On a dit, dans le temps, que ces monstres, ayant pénétré jusqu’au lit de la reine, furieux de ne l’y plus trouver, avaient percé les matelas à coups de baïonnettes. Le fait est faux ; il n’allèrent pas plus loin que la salle des gardes. La lutte qui s’y engagea donna le temps d’assurer la porte. J’ai examiné moi-même le lit de la reine, deux jours après, sans y trouver aucune trace de violence.

Il est à remarquer que les gardes du corps, dans l’intérieur du château, n’avaient point leurs armes chargées, et ne purent, par conséquent, se défendre contre les brigands qu’avec leurs épées ; et que bientôt les portes eussent été enfoncées si le général La Fayette, sorti enfin de son sommeil, ne fût arrivé avec la garde soldée de Paris, et n’eût véritablement sauvé la famille royale, en éloignant ces cannibales.

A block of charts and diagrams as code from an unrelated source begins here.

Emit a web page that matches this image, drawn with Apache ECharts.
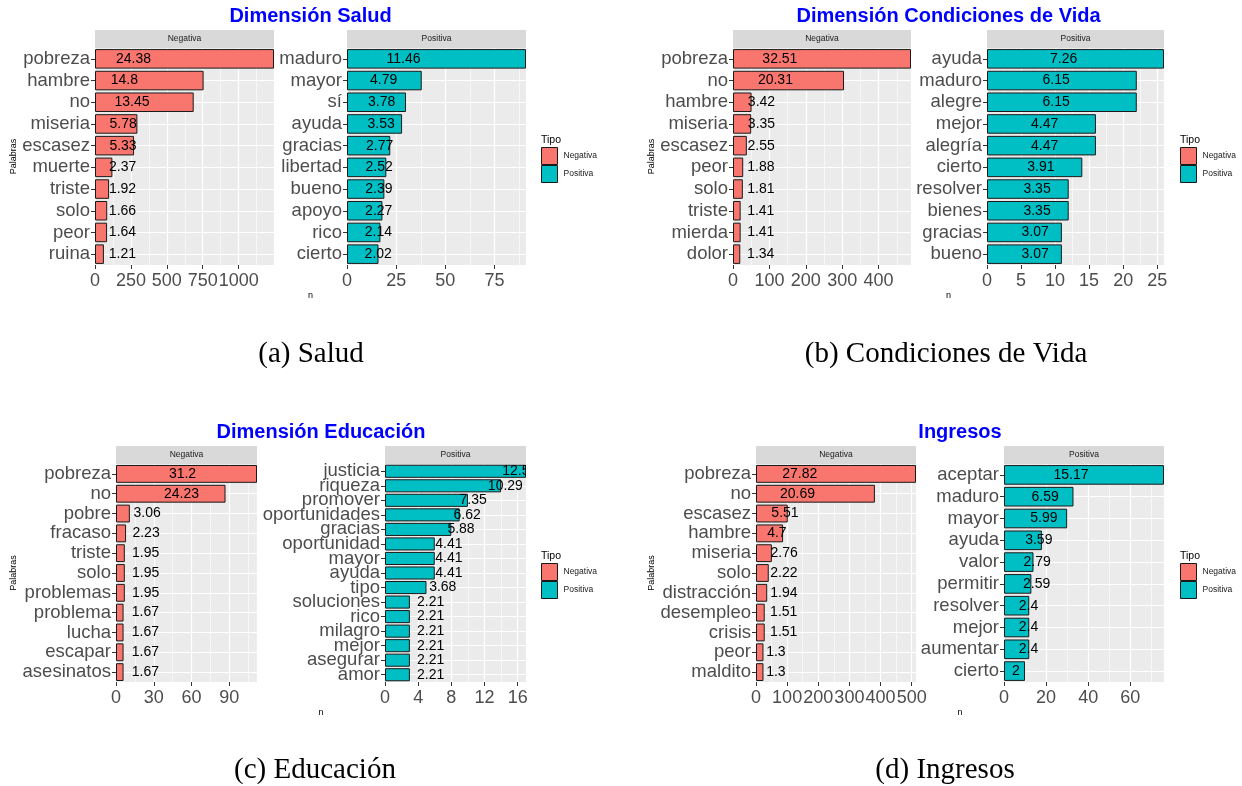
<!DOCTYPE html>
<html>
<head>
<meta charset="utf-8">
<script src="https://cdn.jsdelivr.net/npm/echarts@6/dist/echarts.min.js"></script>
<style>
  html, body { margin: 0; padding: 0; background: #ffffff; }
  #chart { width: 1242px; height: 786px; }
</style>
</head>
<body>
<div id="chart"></div>
<script>
// ---- Dimensión Salud ----
const saludNegWords = ['pobreza', 'hambre', 'no', 'miseria', 'escasez', 'muerte', 'triste', 'solo', 'peor', 'ruina'];
const saludNegN = [1246, 756, 687, 295, 272, 121, 98, 85, 84, 62];
const saludNegPct = [24.38, 14.8, 13.45, 5.78, 5.33, 2.37, 1.92, 1.66, 1.64, 1.21];

const saludPosWords = ['maduro', 'mayor', 'sí', 'ayuda', 'gracias', 'libertad', 'bueno', 'apoyo', 'rico', 'cierto'];
const saludPosN = [91, 38, 30, 28, 22, 20, 19, 18, 17, 16];
const saludPosPct = [11.46, 4.79, 3.78, 3.53, 2.77, 2.52, 2.39, 2.27, 2.14, 2.02];

// ---- Dimensión Condiciones de Vida ----
const condNegWords = ['pobreza', 'no', 'hambre', 'miseria', 'escasez', 'peor', 'solo', 'triste', 'mierda', 'dolor'];
const condNegN = [489, 305, 51, 50, 38, 28, 27, 21, 21, 20];
const condNegPct = [32.51, 20.31, 3.42, 3.35, 2.55, 1.88, 1.81, 1.41, 1.41, 1.34];

const condPosWords = ['ayuda', 'maduro', 'alegre', 'mejor', 'alegría', 'cierto', 'resolver', 'bienes', 'gracias', 'bueno'];
const condPosN = [26, 22, 22, 16, 16, 14, 12, 12, 11, 11];
const condPosPct = [7.26, 6.15, 6.15, 4.47, 4.47, 3.91, 3.35, 3.35, 3.07, 3.07];

// ---- Dimensión Educación ----
const eduNegWords = ['pobreza', 'no', 'pobre', 'fracaso', 'triste', 'solo', 'problemas', 'problema', 'lucha', 'escapar', 'asesinatos'];
const eduNegN = [112, 87, 11, 8, 7, 7, 7, 6, 6, 6, 6];
const eduNegPct = [31.2, 24.23, 3.06, 2.23, 1.95, 1.95, 1.95, 1.67, 1.67, 1.67, 1.67];

const eduPosWords = ['justicia', 'riqueza', 'promover', 'oportunidades', 'gracias', 'oportunidad', 'mayor', 'ayuda', 'tipo', 'soluciones', 'rico', 'milagro', 'mejor', 'asegurar', 'amor'];
const eduPosN = [17, 14, 10, 9, 8, 6, 6, 6, 5, 3, 3, 3, 3, 3, 3];
const eduPosPct = [12.5, 10.29, 7.35, 6.62, 5.88, 4.41, 4.41, 4.41, 3.68, 2.21, 2.21, 2.21, 2.21, 2.21, 2.21];

// ---- Ingresos ----
const ingNegWords = ['pobreza', 'no', 'escasez', 'hambre', 'miseria', 'solo', 'distracción', 'desempleo', 'crisis', 'peor', 'maldito'];
const ingNegN = [514, 382, 102, 87, 51, 41, 36, 28, 28, 24, 24];
const ingNegPct = [27.82, 20.69, 5.51, 4.7, 2.76, 2.22, 1.94, 1.51, 1.51, 1.3, 1.3];

const ingPosWords = ['aceptar', 'maduro', 'mayor', 'ayuda', 'valor', 'permitir', 'resolver', 'mejor', 'aumentar', 'cierto'];
const ingPosN = [76, 33, 30, 18, 14, 13, 12, 12, 12, 10];
const ingPosPct = [15.17, 6.59, 5.99, 3.59, 2.79, 2.59, 2.4, 2.4, 2.4, 2];

// ---- Text ----
const titles = ['Dimensión Salud', 'Dimensión Condiciones de Vida', 'Dimensión Educación', 'Ingresos'];
const captions = ['(a) Salud', '(b) Condiciones de Vida', '(c) Educación', '(d) Ingresos'];
const tipos = ['Negativa', 'Positiva'];
const tickSteps = [250, 25, 100, 5, 30, 4, 100, 20];

// ---- Layout and styling ----
const SANS = '"Liberation Sans", Arial, Helvetica, sans-serif';
const SERIF = '"Liberation Serif", "Times New Roman", serif';
const FILL = { Negativa: '#F8766D', Positiva: '#00BFC4' };
const STRIP_H = 18;

// each figure: facet panel lefts/widths, panel top/height, legend x, y-title x, caption centre
const figures = [
  { lefts: [95, 347], widths: [179, 179], top: 48, height: 217, legendX: 541, yTitleX: 14, capX: 311, capY: 354 },
  { lefts: [733, 987], widths: [178, 177], top: 48, height: 217, legendX: 1180, yTitleX: 652, capX: 946, capY: 354 },
  { lefts: [116, 385], widths: [141, 141], top: 464, height: 218, legendX: 541, yTitleX: 14, capX: 315, capY: 770 },
  { lefts: [756, 1004], widths: [160, 160], top: 464, height: 218, legendX: 1180, yTitleX: 652, capX: 945, capY: 770 }
];

const facets = [
  [saludNegWords, saludNegN, saludNegPct], [saludPosWords, saludPosN, saludPosPct],
  [condNegWords, condNegN, condNegPct], [condPosWords, condPosN, condPosPct],
  [eduNegWords, eduNegN, eduNegPct], [eduPosWords, eduPosN, eduPosPct],
  [ingNegWords, ingNegN, ingNegPct], [ingPosWords, ingPosN, ingPosPct]
];

const LABEL_FONT = '14px ' + SANS;
const measureCtx = document.createElement('canvas').getContext('2d');
function textWidth(txt, font) {
  measureCtx.font = font;
  return measureCtx.measureText(txt).width;
}

const grids = [], xAxes = [], yAxes = [], series = [], graphics = [], legends = [];

figures.forEach((fig, f) => {
  const l0 = fig.lefts[0];
  const r1 = fig.lefts[1] + fig.widths[1];
  const midX = (l0 + r1) / 2;

  // title
  graphics.push({
    type: 'text', x: midX, y: fig.top - STRIP_H - 14,
    style: { text: titles[f], fill: '#0000FF', font: 'bold 20px ' + SANS, align: 'center', verticalAlign: 'middle' }
  });
  // caption
  graphics.push({
    type: 'text', x: fig.capX, y: fig.capY,
    style: { text: captions[f], fill: '#000000', font: '29px ' + SERIF, align: 'center', verticalAlign: 'middle' }
  });
  // y-axis title
  graphics.push({
    type: 'text', x: fig.yTitleX, y: fig.top + fig.height / 2, rotation: Math.PI / 2,
    style: { text: 'Palabras', fill: '#000000', font: '9px ' + SANS, align: 'center', verticalAlign: 'middle' }
  });
  // x-axis title
  graphics.push({
    type: 'text', x: midX, y: fig.top + fig.height + 31,
    style: { text: 'n', fill: '#000000', font: '9px ' + SANS, align: 'center', verticalAlign: 'middle' }
  });
  // legend title
  graphics.push({
    type: 'text', x: fig.legendX, y: fig.top + 92,
    style: { text: 'Tipo', fill: '#000000', font: '10.5px ' + SANS, align: 'left', verticalAlign: 'middle' }
  });
  legends.push({
    data: tipos, orient: 'vertical', left: fig.legendX, top: fig.top + 99,
    padding: 0, itemGap: 0, itemWidth: 16, itemHeight: 17, icon: 'rect',
    selectedMode: false,
    itemStyle: { borderColor: '#1a1a1a', borderWidth: 1 },
    textStyle: { fontSize: 8.5, color: '#1a1a1a', fontFamily: SANS, padding: [0, 0, 0, 1] }
  });

  [0, 1].forEach(side => {
    const k = f * 2 + side;
    const [words, counts, pcts] = facets[k];
    const tipo = tipos[side];
    const left = fig.lefts[side], width = fig.widths[side];

    // facet strip
    graphics.push({
      type: 'rect', shape: { x: left, y: fig.top - STRIP_H, width: width, height: STRIP_H },
      style: { fill: '#D9D9D9' }
    });
    graphics.push({
      type: 'text', x: left + width / 2, y: fig.top - STRIP_H / 2,
      style: { text: tipo, fill: '#1a1a1a', font: '8.5px ' + SANS, align: 'center', verticalAlign: 'middle' }
    });

    grids.push({
      left: left, top: fig.top, width: width, height: fig.height,
      show: true, backgroundColor: '#EBEBEB', borderWidth: 0, containLabel: false
    });

    xAxes.push({
      type: 'value', gridIndex: k, min: 0, max: 'dataMax', interval: tickSteps[k],
      axisLine: { show: false },
      axisTick: { show: true, length: 4, lineStyle: { color: '#333333', width: 1 } },
      axisLabel: {
        show: true, fontSize: 18, color: '#4D4D4D', fontFamily: SANS, margin: 7,
        showMaxLabel: false, hideOverlap: false, formatter: v => String(v)
      },
      splitLine: { show: true, lineStyle: { color: '#FFFFFF', width: 1.2 } },
      minorTick: { show: false, splitNumber: 2 },
      minorSplitLine: { show: true, lineStyle: { color: '#FFFFFF', width: 0.6 } }
    });

    yAxes.push({
      type: 'category', gridIndex: k, data: words, inverse: true,
      axisLine: { show: false },
      axisTick: { show: true, alignWithLabel: true, length: 4, lineStyle: { color: '#333333', width: 1 } },
      axisLabel: { show: true, interval: 0, fontSize: 18.5, color: '#4D4D4D', fontFamily: SANS, margin: 5 },
      splitLine: { show: true, alignWithLabel: true, lineStyle: { color: '#FFFFFF', width: 1.2 } }
    });

    series.push({
      type: 'bar', name: tipo, xAxisIndex: k, yAxisIndex: k,
      data: counts, barCategoryGap: '10%', silent: true,
      itemStyle: { color: FILL[tipo], borderColor: '#1a1a1a', borderWidth: 1 }
    });

    // percentage labels, anchored at the percentage value and shifted right by half their width
    series.push({
      type: 'custom', xAxisIndex: k, yAxisIndex: k, clip: true, silent: true, z: 5,
      data: pcts.map((p, i) => [p, words[i]]),
      encode: { x: 0, y: 1 },
      renderItem: (params, api) => {
        const pt = api.coord([api.value(0), api.value(1)]);
        const txt = String(pcts[params.dataIndex]);
        const w = textWidth(txt, LABEL_FONT);
        return {
          type: 'text', x: pt[0] + w / 2, y: pt[1],
          style: { text: txt, fill: '#000000', font: LABEL_FONT, align: 'left', verticalAlign: 'middle' }
        };
      }
    });
  });
});

const chart = echarts.init(document.getElementById('chart'), null, { renderer: 'canvas' });
chart.setOption({
  backgroundColor: '#FFFFFF',
  animation: false,
  grid: grids,
  xAxis: xAxes,
  yAxis: yAxes,
  legend: legends,
  series: series,
  graphic: graphics
});
</script>
</body>
</html>
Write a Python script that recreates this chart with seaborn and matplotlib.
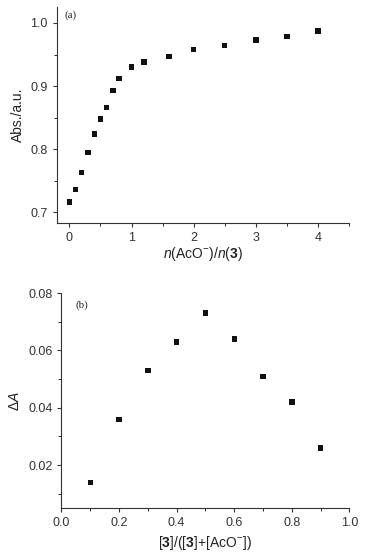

M. de La Fayette ne voulait point la mort de Louis XVI, qui eût pu mettre la couronne sur la tête du duc d’Orléans, déjà brouillé avec lui ; mais il voulait entraîner le monarque à Paris, afin d’en être le maître et de diriger les événements. Cet imbécile général, qui se croyait un nouveau Cromwell, ne savait même pas que, dans toutes les révolutions, le peuple n’encense ses idoles que pour les mieux briser ensuite ; et ce héros fameux devait être plongé dans un cachot avant que sa victime n’y fût elle-même.